Na eerdere felle protesten in Amsterdam is de toon van de discussie nu constructief, zegt Van Vree. ‘Er zal toch iets moeten gebeuren.’ Humanities Rally is echter niet overtuigd. ‘Het grootste probleem is het financieringsmodel, waarbinnen alles om rendementscijfers draait’, zegt Vervoort. ‘We horen enkel financiële argumenten, maar verliezen decennia aan geschiedenis en expertise.’ Wie dat moet betalen? ‘Bij de bèta’s gaat het heel goed. Zij houden geld over.

Geesteswetenschappenonderwijs is goedkoop: er zijn geen dure laboratoria nodig. Bovendien maakt de universiteit de verkeerde keuzes. Overal in de stad hangen dure posters van de mastercampagne, dat geld kan je ook aan de opleiding Grieks besteden. Bovendien worden faculteiten in goede tijden gedwongen om geld uit te geven, want oppotten mag niet. Zo wordt continuïteit onmogelijk gemaakt.’ 

Door Petra Meijer & Marleen van Wesel

‘Fusie van faculteiten niet ondenkbaar’

Het gaat volgens Van den Doel goed met de Leidse geesteswetenschappen. ‘Ja, ik kan er niets anders van maken. Sinds onze reorganisatie en fusie van Letteren, Wijsbegeerte en Godsdienstwetenschappen in 2008 is de geldverdeling transparanter en het kostenbewustzijn groter. Dat helpt wel, bij het maken van een sluitende begroting.’

Het huidige zorgenkindje van zeven instituten van de Leidse geesteswetenschappen is het Leiden University Centre for the Arts in Society (LUCAS), dat volgens de meest recente conceptbegroting een tekort heeft van 445.000 euro. Van den Doel: ‘De instroom bij kunstgeschiedenis daalt de laatste jaren. Plannen om opleidingen samen te voegen zijn er momenteel niet, wél om bestaande opleidingen juist te verbreden. Er wordt bijvoorbeeld gedacht aan een extra Engelstalig traject, Arts in Society, met een vernieuwd aanbod.’
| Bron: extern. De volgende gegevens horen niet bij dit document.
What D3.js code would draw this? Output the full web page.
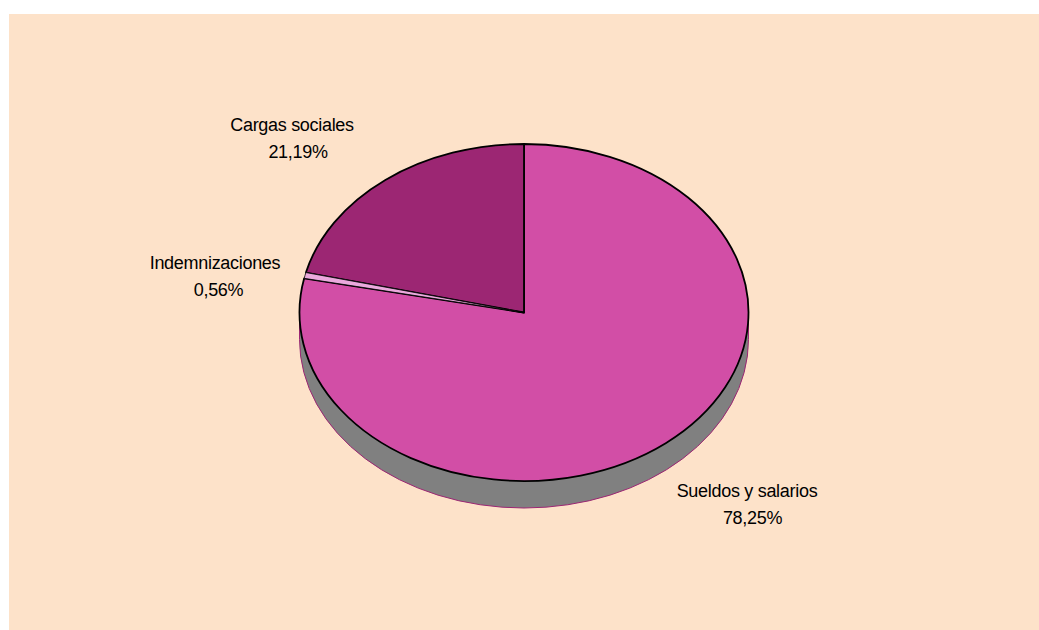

De decaan heeft wel andere zorgen. Het kabinet wil wetenschapsfinancier NWO grondig hervormen. ‘Er wordt gesproken over het beperken van het aantal domeinen. Een fusie tussen de geesteswetenschappen en de sociale wetenschappen is niet ondenkbaar. De effecten daarvan op onderzoeksgeld en onderzoeksonderwerpen zijn natuurlijk nog onbekend. Voor onderdelen van de taalwetenschap zou het gunstig kunnen zijn. Maar letterkunde zou het bijvoorbeeld moeilijker kunnen krijgen dan ze het nu al heeft. En dat is iets waar de faculteiten niet veel greep op hebben.’